DATA FOR THIS TASK:

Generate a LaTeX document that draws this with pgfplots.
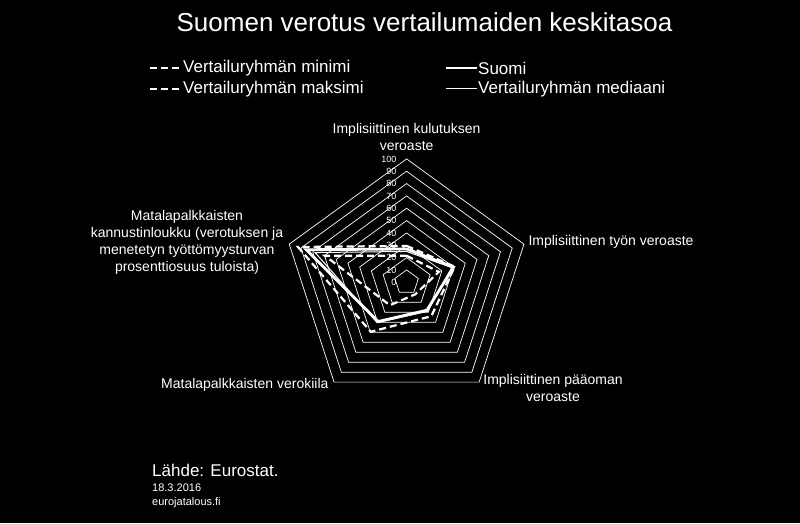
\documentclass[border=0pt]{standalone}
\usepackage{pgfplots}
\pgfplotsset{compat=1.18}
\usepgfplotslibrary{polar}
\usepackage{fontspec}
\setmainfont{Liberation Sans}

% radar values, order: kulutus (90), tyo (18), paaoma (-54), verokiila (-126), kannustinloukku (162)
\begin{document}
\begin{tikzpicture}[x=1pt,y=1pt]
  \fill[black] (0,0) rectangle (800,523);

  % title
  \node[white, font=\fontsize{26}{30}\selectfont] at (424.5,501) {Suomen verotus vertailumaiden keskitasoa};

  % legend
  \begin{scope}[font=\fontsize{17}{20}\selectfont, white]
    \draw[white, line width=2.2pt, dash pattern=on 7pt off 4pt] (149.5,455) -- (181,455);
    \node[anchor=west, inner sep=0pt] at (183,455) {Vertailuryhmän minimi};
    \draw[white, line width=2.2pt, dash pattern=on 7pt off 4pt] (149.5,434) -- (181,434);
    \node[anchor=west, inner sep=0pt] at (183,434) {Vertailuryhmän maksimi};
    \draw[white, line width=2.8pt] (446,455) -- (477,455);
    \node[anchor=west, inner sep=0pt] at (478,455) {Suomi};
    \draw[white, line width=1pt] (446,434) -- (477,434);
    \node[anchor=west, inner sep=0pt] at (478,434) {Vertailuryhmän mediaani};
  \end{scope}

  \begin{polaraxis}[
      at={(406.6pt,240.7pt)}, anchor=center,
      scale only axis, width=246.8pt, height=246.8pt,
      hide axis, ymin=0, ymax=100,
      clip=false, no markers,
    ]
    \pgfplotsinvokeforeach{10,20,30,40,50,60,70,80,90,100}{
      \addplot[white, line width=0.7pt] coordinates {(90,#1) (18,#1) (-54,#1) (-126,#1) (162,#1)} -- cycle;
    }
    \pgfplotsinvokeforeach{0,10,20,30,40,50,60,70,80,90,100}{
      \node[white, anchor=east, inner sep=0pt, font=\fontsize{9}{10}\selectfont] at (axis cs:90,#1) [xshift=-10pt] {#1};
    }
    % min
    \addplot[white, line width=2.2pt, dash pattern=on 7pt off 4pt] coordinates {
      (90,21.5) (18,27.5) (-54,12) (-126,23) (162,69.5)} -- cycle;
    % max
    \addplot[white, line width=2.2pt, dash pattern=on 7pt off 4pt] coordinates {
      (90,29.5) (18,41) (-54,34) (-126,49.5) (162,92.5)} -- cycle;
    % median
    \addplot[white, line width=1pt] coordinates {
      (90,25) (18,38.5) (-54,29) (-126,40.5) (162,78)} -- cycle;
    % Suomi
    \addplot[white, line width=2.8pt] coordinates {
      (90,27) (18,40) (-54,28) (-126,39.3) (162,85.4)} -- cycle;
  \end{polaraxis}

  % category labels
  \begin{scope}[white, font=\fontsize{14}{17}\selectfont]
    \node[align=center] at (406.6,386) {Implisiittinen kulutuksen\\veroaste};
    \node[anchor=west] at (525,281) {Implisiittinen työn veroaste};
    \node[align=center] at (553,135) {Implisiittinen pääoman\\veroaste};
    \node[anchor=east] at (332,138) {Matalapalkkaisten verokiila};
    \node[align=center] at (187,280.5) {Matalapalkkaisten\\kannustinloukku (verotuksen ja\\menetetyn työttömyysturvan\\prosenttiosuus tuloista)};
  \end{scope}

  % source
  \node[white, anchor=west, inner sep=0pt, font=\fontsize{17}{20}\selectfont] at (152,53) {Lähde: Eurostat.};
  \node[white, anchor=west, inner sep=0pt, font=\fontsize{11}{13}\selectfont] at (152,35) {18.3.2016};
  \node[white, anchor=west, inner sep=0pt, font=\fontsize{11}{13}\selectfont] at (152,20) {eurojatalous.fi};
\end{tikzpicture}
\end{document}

---

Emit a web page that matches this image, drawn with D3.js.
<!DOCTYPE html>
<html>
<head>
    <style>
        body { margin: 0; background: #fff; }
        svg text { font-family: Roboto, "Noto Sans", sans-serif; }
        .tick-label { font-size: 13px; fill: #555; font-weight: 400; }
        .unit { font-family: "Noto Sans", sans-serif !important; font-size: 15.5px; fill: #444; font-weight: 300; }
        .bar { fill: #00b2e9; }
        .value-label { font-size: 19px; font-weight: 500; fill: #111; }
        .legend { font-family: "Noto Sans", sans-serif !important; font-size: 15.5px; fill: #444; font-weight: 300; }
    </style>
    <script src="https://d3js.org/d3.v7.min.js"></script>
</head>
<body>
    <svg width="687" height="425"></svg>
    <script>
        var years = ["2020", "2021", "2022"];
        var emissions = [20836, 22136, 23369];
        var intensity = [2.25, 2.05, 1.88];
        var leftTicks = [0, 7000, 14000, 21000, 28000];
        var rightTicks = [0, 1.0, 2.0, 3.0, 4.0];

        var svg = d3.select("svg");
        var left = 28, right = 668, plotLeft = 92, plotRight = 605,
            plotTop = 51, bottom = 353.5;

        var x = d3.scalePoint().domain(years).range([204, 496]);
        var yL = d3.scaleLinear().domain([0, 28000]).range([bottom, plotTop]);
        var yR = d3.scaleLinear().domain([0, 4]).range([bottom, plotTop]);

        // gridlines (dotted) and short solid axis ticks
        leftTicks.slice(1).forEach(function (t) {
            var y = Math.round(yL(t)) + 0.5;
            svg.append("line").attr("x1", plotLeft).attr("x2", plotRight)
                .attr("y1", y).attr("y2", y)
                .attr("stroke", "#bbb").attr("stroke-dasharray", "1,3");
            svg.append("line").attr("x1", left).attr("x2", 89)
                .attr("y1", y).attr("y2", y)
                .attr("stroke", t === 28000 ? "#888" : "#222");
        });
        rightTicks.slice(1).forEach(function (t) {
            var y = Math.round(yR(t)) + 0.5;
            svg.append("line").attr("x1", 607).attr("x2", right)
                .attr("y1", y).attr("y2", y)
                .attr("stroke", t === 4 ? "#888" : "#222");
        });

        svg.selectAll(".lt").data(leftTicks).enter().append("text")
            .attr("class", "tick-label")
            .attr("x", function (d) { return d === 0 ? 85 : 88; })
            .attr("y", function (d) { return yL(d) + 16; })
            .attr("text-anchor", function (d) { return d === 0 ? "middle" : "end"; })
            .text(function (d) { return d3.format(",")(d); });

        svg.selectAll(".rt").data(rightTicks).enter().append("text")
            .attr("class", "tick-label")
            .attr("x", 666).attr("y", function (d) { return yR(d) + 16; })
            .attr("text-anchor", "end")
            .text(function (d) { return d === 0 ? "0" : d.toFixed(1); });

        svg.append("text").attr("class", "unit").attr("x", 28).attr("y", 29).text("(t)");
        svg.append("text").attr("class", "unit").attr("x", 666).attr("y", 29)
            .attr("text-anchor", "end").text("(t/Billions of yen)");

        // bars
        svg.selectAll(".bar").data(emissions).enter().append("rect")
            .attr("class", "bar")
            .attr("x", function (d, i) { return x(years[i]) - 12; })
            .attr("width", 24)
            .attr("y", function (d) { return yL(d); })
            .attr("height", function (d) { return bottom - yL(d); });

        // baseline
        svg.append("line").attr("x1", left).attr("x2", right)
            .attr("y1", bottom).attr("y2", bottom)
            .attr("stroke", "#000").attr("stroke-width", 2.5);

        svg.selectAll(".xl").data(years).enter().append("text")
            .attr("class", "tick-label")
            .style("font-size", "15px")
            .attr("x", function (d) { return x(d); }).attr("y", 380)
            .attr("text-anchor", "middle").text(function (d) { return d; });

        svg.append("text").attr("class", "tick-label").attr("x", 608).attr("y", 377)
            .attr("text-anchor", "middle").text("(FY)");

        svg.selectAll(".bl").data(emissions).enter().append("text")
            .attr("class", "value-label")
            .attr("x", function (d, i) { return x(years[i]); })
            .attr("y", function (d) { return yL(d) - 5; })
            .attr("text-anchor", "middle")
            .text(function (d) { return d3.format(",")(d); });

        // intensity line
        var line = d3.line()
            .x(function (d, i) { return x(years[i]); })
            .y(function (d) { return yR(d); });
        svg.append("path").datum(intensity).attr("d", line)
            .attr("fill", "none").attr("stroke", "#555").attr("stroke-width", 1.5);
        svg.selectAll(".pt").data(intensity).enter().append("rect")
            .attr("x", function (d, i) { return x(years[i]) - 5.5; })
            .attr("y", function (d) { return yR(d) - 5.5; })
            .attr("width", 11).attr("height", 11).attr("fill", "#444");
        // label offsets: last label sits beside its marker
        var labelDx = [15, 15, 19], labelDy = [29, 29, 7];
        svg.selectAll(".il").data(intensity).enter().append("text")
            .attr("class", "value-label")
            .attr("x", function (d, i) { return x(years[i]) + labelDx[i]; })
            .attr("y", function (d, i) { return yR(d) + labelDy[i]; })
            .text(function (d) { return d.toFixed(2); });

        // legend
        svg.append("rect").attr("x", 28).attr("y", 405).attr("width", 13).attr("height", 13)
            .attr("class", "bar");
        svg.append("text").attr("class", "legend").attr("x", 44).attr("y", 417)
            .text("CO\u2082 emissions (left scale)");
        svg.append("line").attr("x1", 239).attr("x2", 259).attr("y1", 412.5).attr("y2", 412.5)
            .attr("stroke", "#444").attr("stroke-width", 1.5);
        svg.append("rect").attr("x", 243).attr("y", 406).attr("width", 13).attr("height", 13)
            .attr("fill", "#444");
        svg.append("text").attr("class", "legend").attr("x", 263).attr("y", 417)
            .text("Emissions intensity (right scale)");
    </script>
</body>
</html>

---

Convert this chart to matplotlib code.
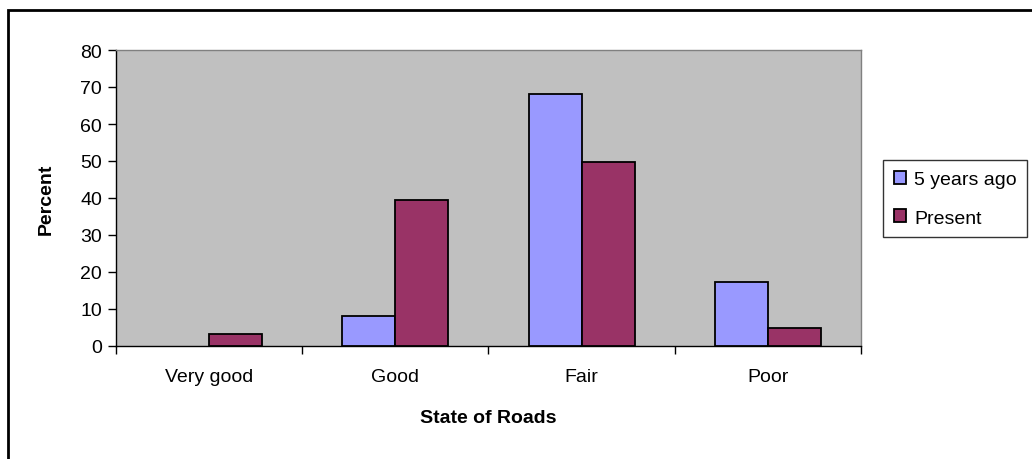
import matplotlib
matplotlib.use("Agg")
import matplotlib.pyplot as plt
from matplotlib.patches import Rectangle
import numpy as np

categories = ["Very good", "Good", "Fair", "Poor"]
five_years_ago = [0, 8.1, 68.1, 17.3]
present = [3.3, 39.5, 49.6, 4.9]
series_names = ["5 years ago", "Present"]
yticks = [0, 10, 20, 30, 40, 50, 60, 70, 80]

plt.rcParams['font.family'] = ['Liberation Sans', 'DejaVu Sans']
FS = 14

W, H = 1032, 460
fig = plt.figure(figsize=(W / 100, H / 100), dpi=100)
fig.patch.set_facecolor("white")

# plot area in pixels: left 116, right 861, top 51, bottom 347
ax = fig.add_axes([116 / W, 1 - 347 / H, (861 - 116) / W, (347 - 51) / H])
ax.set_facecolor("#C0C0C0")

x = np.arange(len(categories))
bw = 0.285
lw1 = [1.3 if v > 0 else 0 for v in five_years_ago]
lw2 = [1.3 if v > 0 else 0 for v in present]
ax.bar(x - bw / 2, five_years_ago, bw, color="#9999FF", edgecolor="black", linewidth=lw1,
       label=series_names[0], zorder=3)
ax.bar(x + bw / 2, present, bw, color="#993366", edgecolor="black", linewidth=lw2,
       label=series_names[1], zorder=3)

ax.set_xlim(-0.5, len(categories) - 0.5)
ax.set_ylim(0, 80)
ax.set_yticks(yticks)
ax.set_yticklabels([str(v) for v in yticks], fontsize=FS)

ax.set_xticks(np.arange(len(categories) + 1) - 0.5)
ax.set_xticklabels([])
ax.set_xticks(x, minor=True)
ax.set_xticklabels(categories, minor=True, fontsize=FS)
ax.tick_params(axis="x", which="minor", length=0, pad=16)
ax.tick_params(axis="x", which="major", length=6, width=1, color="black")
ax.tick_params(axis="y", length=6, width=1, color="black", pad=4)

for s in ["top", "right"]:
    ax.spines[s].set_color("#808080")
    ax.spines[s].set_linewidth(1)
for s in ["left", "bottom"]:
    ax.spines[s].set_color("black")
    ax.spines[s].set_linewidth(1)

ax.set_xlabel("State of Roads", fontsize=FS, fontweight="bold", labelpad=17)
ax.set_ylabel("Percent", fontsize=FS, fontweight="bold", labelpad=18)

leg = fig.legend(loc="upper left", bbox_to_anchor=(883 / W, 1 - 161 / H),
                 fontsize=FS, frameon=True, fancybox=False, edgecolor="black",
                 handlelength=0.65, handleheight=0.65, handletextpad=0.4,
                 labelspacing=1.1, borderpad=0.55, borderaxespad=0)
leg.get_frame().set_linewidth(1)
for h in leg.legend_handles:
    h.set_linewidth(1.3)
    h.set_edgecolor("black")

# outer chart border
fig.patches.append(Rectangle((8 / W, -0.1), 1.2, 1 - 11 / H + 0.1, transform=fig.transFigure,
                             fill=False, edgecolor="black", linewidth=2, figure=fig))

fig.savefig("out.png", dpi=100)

THE TASK:
Report how many lines of the data hold the string "that"; give only the number.

SOLVED PROBLEM:
2